> _STATED EXERCISE_:
Return each line of the data below exactly, omitting any pictures.

-- BEGIN RECORDED DATA --

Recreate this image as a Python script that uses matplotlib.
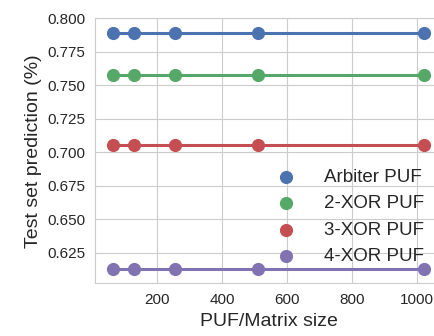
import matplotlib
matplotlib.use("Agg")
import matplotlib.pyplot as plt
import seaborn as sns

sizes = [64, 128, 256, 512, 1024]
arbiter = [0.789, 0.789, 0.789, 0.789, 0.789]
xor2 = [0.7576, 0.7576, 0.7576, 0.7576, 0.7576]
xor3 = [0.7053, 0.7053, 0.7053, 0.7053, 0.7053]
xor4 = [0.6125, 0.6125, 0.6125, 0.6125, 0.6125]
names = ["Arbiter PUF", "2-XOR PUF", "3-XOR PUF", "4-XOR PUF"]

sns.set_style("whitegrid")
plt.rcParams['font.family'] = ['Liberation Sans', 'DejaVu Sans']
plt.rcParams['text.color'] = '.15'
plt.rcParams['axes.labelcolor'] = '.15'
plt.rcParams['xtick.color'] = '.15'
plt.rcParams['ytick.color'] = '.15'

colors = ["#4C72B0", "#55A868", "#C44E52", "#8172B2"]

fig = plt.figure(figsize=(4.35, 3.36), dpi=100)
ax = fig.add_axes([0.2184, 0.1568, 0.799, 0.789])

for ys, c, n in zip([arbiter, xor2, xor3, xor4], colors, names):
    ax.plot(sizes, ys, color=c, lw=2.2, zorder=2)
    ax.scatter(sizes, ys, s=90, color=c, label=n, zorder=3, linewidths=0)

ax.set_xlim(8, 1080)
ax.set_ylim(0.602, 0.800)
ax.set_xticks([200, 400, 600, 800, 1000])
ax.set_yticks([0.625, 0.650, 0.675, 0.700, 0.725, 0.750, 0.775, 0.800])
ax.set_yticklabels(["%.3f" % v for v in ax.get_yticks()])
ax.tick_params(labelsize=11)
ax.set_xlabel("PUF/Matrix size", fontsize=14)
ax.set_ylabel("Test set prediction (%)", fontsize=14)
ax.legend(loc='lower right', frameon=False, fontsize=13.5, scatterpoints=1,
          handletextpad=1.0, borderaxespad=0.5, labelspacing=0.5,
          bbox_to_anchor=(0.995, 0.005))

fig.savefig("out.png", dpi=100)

-- END RECORDED DATA --

> _WORKED ANSWER_:
Recreate this image as a Python script that uses matplotlib.
import matplotlib
matplotlib.use("Agg")
import matplotlib.pyplot as plt
import seaborn as sns

sizes = [64, 128, 256, 512, 1024]
arbiter = [0.789, 0.789, 0.789, 0.789, 0.789]
xor2 = [0.7576, 0.7576, 0.7576, 0.7576, 0.7576]
xor3 = [0.7053, 0.7053, 0.7053, 0.7053, 0.7053]
xor4 = [0.6125, 0.6125, 0.6125, 0.6125, 0.6125]
names = ["Arbiter PUF", "2-XOR PUF", "3-XOR PUF", "4-XOR PUF"]

sns.set_style("whitegrid")
plt.rcParams['font.family'] = ['Liberation Sans', 'DejaVu Sans']
plt.rcParams['text.color'] = '.15'
plt.rcParams['axes.labelcolor'] = '.15'
plt.rcParams['xtick.color'] = '.15'
plt.rcParams['ytick.color'] = '.15'

colors = ["#4C72B0", "#55A868", "#C44E52", "#8172B2"]

fig = plt.figure(figsize=(4.35, 3.36), dpi=100)
ax = fig.add_axes([0.2184, 0.1568, 0.799, 0.789])

for ys, c, n in zip([arbiter, xor2, xor3, xor4], colors, names):
    ax.plot(sizes, ys, color=c, lw=2.2, zorder=2)
    ax.scatter(sizes, ys, s=90, color=c, label=n, zorder=3, linewidths=0)

ax.set_xlim(8, 1080)
ax.set_ylim(0.602, 0.800)
ax.set_xticks([200, 400, 600, 800, 1000])
ax.set_yticks([0.625, 0.650, 0.675, 0.700, 0.725, 0.750, 0.775, 0.800])
ax.set_yticklabels(["%.3f" % v for v in ax.get_yticks()])
ax.tick_params(labelsize=11)
ax.set_xlabel("PUF/Matrix size", fontsize=14)
ax.set_ylabel("Test set prediction (%)", fontsize=14)
ax.legend(loc='lower right', frameon=False, fontsize=13.5, scatterpoints=1,
          handletextpad=1.0, borderaxespad=0.5, labelspacing=0.5,
          bbox_to_anchor=(0.995, 0.005))

fig.savefig("out.png", dpi=100)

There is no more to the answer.